• Exercise
Leave out the pictures; transcribe all else exactly.

-- START Data provided --

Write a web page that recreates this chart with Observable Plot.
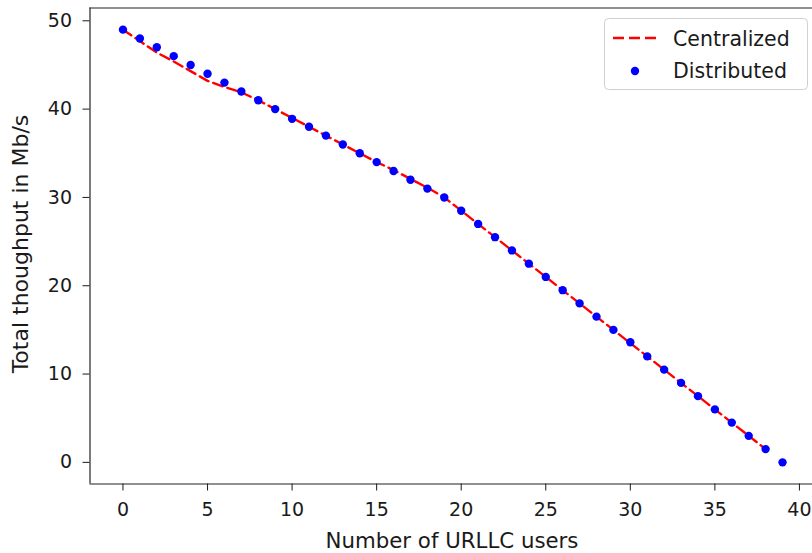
<!DOCTYPE html>
<html>
<head>
<meta charset="utf-8">
<script src="https://cdn.jsdelivr.net/npm/d3@7"></script>
<script src="https://cdn.jsdelivr.net/npm/@observablehq/plot@0.6"></script>
<style>
  html, body { margin: 0; padding: 0; background: #fff; }
  #chart { position: relative; width: 812px; height: 553px; overflow: hidden; }
</style>
</head>
<body>
<div id="chart"></div>
<script>
// Number of URLLC users (x values)
const usersDistributed = [0,1,2,3,4,5,6,7,8,9,10,11,12,13,14,15,16,17,18,19,20,21,22,23,24,25,26,27,28,29,30,31,32,33,34,35,36,37,38,39];
const usersCentralized = [0,1,2,3,4,5,6,7,8,9,10,11,12,13,14,15,16,17,18,19,20,21,22,23,24,25,26,27,28,29,30,31,32,33,34,35,36,37,38];

// Total throughput (Mb/s)
const distributedValues = [49,48,47,46,45,44,43,42,41,40,38.9,38,37,36,35,34,33,32,31,30,28.5,27,25.5,24,22.5,21,19.5,18,16.5,15,13.6,12,10.5,9,7.5,6,4.5,3,1.5,0];
const centralizedValues = [49,47.7,46.4,45.4,44.3,43.2,42.5,41.9,41.0,40,39,38,37,36,35,34,33.1,32.1,31.1,30,28.5,27,25.5,24,22.5,21,19.5,18,16.5,15,13.5,12,10.5,9,7.5,6,4.5,3,1.5];

// axes
const xTicks = [0,5,10,15,20,25,30,35,40];
const yTicks = [0,10,20,30,40,50];
const xLimits = [-1.95, 40.95];
const yLimits = [-2.45, 51.45];

const seriesNames = ["Centralized", "Distributed"];
const xLabel = "Number of URLLC users";
const yLabel = "Total thoughput in Mb/s";

const centralized = usersCentralized.map((u, i) => ({users: u, value: centralizedValues[i]}));
const distributed = usersDistributed.map((u, i) => ({users: u, value: distributedValues[i]}));

const plot = Plot.plot({
  width: 812,
  height: 553,
  marginLeft: 89.5,
  marginRight: 0,
  marginTop: 7.5,
  marginBottom: 69.5,
  style: {fontFamily: "DejaVu Sans", fontSize: "19px", color: "#1a1a1a", background: "#fff", overflow: "hidden"},
  x: {domain: xLimits, range: [89.5, 815], ticks: xTicks, tickSize: 7, tickPadding: 11, label: null},
  y: {domain: yLimits, range: [483.5, 7.5], ticks: yTicks, tickSize: 7, tickPadding: 11, label: null},
  marks: [
    Plot.line(centralized, {x: "users", y: "value", stroke: "#ff0000", strokeWidth: 2.4, strokeDasharray: "10,5"}),
    Plot.dot(distributed, {x: "users", y: "value", r: 4.2, fill: "#0000ff", stroke: "none"}),
    Plot.ruleX([xLimits[0]], {stroke: "#222", strokeWidth: 1.2}),
    Plot.ruleY([yLimits[0]], {stroke: "#222", strokeWidth: 1.2}),
    Plot.ruleY([yLimits[1]], {stroke: "#222", strokeWidth: 1.2})
  ]
});

const svg = d3.select(plot);

// axis titles
svg.append("text")
  .attr("x", 452).attr("y", 548)
  .attr("text-anchor", "middle")
  .style("font-size", "21.3px").attr("fill", "#1a1a1a")
  .text(xLabel);

svg.append("text")
  .attr("transform", "translate(28,244) rotate(-90)")
  .attr("text-anchor", "middle")
  .style("font-size", "22px").attr("fill", "#1a1a1a")
  .text(yLabel);

// legend
const lg = svg.append("g").attr("text-anchor", "start");
lg.append("rect")
  .attr("x", 604.5).attr("y", 18.5).attr("width", 203).attr("height", 71).attr("rx", 4)
  .attr("fill", "#fff").attr("fill-opacity", 0.8).attr("stroke", "#d0d0d0");
lg.append("line")
  .attr("x1", 613).attr("x2", 657).attr("y1", 38).attr("y2", 38)
  .attr("stroke", "#ff0000").attr("stroke-width", 2.4).attr("stroke-dasharray", "11,5");
lg.append("circle")
  .attr("cx", 635).attr("cy", 71).attr("r", 4.2).attr("fill", "#0000ff");
lg.append("text")
  .attr("x", 673).attr("y", 46).attr("text-anchor", "start")
  .style("font-size", "20.5px").attr("fill", "#1a1a1a")
  .text(seriesNames[0]);
lg.append("text")
  .attr("x", 673).attr("y", 78).attr("text-anchor", "start")
  .style("font-size", "20.5px").attr("fill", "#1a1a1a")
  .text(seriesNames[1]);

document.getElementById("chart").appendChild(plot);
</script>
</body>
</html>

-- END Data provided --

• Exercise result
Write a web page that recreates this chart with Observable Plot.
<!DOCTYPE html>
<html>
<head>
<meta charset="utf-8">
<script src="https://cdn.jsdelivr.net/npm/d3@7"></script>
<script src="https://cdn.jsdelivr.net/npm/@observablehq/plot@0.6"></script>
<style>
  html, body { margin: 0; padding: 0; background: #fff; }
  #chart { position: relative; width: 812px; height: 553px; overflow: hidden; }
</style>
</head>
<body>
<div id="chart"></div>
<script>
// Number of URLLC users (x values)
const usersDistributed = [0,1,2,3,4,5,6,7,8,9,10,11,12,13,14,15,16,17,18,19,20,21,22,23,24,25,26,27,28,29,30,31,32,33,34,35,36,37,38,39];
const usersCentralized = [0,1,2,3,4,5,6,7,8,9,10,11,12,13,14,15,16,17,18,19,20,21,22,23,24,25,26,27,28,29,30,31,32,33,34,35,36,37,38];

// Total throughput (Mb/s)
const distributedValues = [49,48,47,46,45,44,43,42,41,40,38.9,38,37,36,35,34,33,32,31,30,28.5,27,25.5,24,22.5,21,19.5,18,16.5,15,13.6,12,10.5,9,7.5,6,4.5,3,1.5,0];
const centralizedValues = [49,47.7,46.4,45.4,44.3,43.2,42.5,41.9,41.0,40,39,38,37,36,35,34,33.1,32.1,31.1,30,28.5,27,25.5,24,22.5,21,19.5,18,16.5,15,13.5,12,10.5,9,7.5,6,4.5,3,1.5];

// axes
const xTicks = [0,5,10,15,20,25,30,35,40];
const yTicks = [0,10,20,30,40,50];
const xLimits = [-1.95, 40.95];
const yLimits = [-2.45, 51.45];

const seriesNames = ["Centralized", "Distributed"];
const xLabel = "Number of URLLC users";
const yLabel = "Total thoughput in Mb/s";

const centralized = usersCentralized.map((u, i) => ({users: u, value: centralizedValues[i]}));
const distributed = usersDistributed.map((u, i) => ({users: u, value: distributedValues[i]}));

const plot = Plot.plot({
  width: 812,
  height: 553,
  marginLeft: 89.5,
  marginRight: 0,
  marginTop: 7.5,
  marginBottom: 69.5,
  style: {fontFamily: "DejaVu Sans", fontSize: "19px", color: "#1a1a1a", background: "#fff", overflow: "hidden"},
  x: {domain: xLimits, range: [89.5, 815], ticks: xTicks, tickSize: 7, tickPadding: 11, label: null},
  y: {domain: yLimits, range: [483.5, 7.5], ticks: yTicks, tickSize: 7, tickPadding: 11, label: null},
  marks: [
    Plot.line(centralized, {x: "users", y: "value", stroke: "#ff0000", strokeWidth: 2.4, strokeDasharray: "10,5"}),
    Plot.dot(distributed, {x: "users", y: "value", r: 4.2, fill: "#0000ff", stroke: "none"}),
    Plot.ruleX([xLimits[0]], {stroke: "#222", strokeWidth: 1.2}),
    Plot.ruleY([yLimits[0]], {stroke: "#222", strokeWidth: 1.2}),
    Plot.ruleY([yLimits[1]], {stroke: "#222", strokeWidth: 1.2})
  ]
});

const svg = d3.select(plot);

// axis titles
svg.append("text")
  .attr("x", 452).attr("y", 548)
  .attr("text-anchor", "middle")
  .style("font-size", "21.3px").attr("fill", "#1a1a1a")
  .text(xLabel);

svg.append("text")
  .attr("transform", "translate(28,244) rotate(-90)")
  .attr("text-anchor", "middle")
  .style("font-size", "22px").attr("fill", "#1a1a1a")
  .text(yLabel);

// legend
const lg = svg.append("g").attr("text-anchor", "start");
lg.append("rect")
  .attr("x", 604.5).attr("y", 18.5).attr("width", 203).attr("height", 71).attr("rx", 4)
  .attr("fill", "#fff").attr("fill-opacity", 0.8).attr("stroke", "#d0d0d0");
lg.append("line")
  .attr("x1", 613).attr("x2", 657).attr("y1", 38).attr("y2", 38)
  .attr("stroke", "#ff0000").attr("stroke-width", 2.4).attr("stroke-dasharray", "11,5");
lg.append("circle")
  .attr("cx", 635).attr("cy", 71).attr("r", 4.2).attr("fill", "#0000ff");
lg.append("text")
  .attr("x", 673).attr("y", 46).attr("text-anchor", "start")
  .style("font-size", "20.5px").attr("fill", "#1a1a1a")
  .text(seriesNames[0]);
lg.append("text")
  .attr("x", 673).attr("y", 78).attr("text-anchor", "start")
  .style("font-size", "20.5px").attr("fill", "#1a1a1a")
  .text(seriesNames[1]);

document.getElementById("chart").appendChild(plot);
</script>
</body>
</html>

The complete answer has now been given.